Recognition requires a grey-scale or binarized image, a page segmentation for
that image, and a model file. In particular there is no requirement to use the
page segmentation algorithm contained in the ``segment`` subcommand or the
binarization provided by kraken. 

Multi-script recognition is possible by supplying a script-annotated
segmentation and a mapping between scripts and models:

.. code-block:: console

        $ kraken -i ... ... ocr -m Grek:porson.clstm -m Latn:antiqua.clstm

All polytonic Greek text portions will be recognized using the `porson.clstm`
model while Latin text will be fed into the `antiqua.clstm` model. It is
possible to define a fallback model that other text will be fed to:

.. code-block:: console

        $ kraken -i ... ... ocr -m ... -m ... -m default:porson.clstm

It is also possible to disable recognition on a particular script by mapping to
the special model keyword `ignore`. Ignored lines will still be serialized but
will not contain any recognition results.
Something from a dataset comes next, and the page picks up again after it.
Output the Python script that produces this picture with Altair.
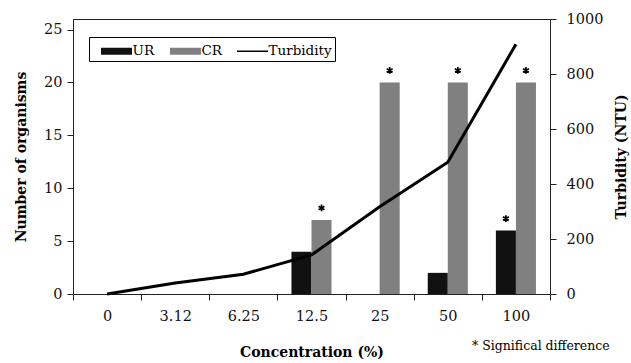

The ``ocr`` subcommand is able to serialize the recognition results either as
plain text (default), as `hOCR <http://hocr.info>`_, into `ALTO
<http://www.loc.gov/standards/alto/>`_, or abbyyXML containing additional
metadata such as bounding boxes and confidences:

.. code-block:: console

        $ kraken -i ... ... ocr -t # text output
        $ kraken -i ... ... ocr -h # hOCR output
        $ kraken -i ... ... ocr -a # ALTO output
        $ kraken -i ... ... ocr -y # abbyyXML output

hOCR output is slightly different from hOCR files produced by ocropus. Each
``ocr_line`` span contains not only the bounding box of the line but also
character boxes (``x_bboxes`` attribute) indicating the coordinates of each
character. In each line alternating sequences of alphanumeric and
non-alphanumeric (in the unicode sense) characters are put into ``ocrx_word``
spans. Both have bounding boxes as attributes and the recognition confidence
for each character in the ``x_conf`` attribute.

Paragraph detection has been removed as it was deemed to be unduly dependent on
certain typographic features which may not be valid for your input.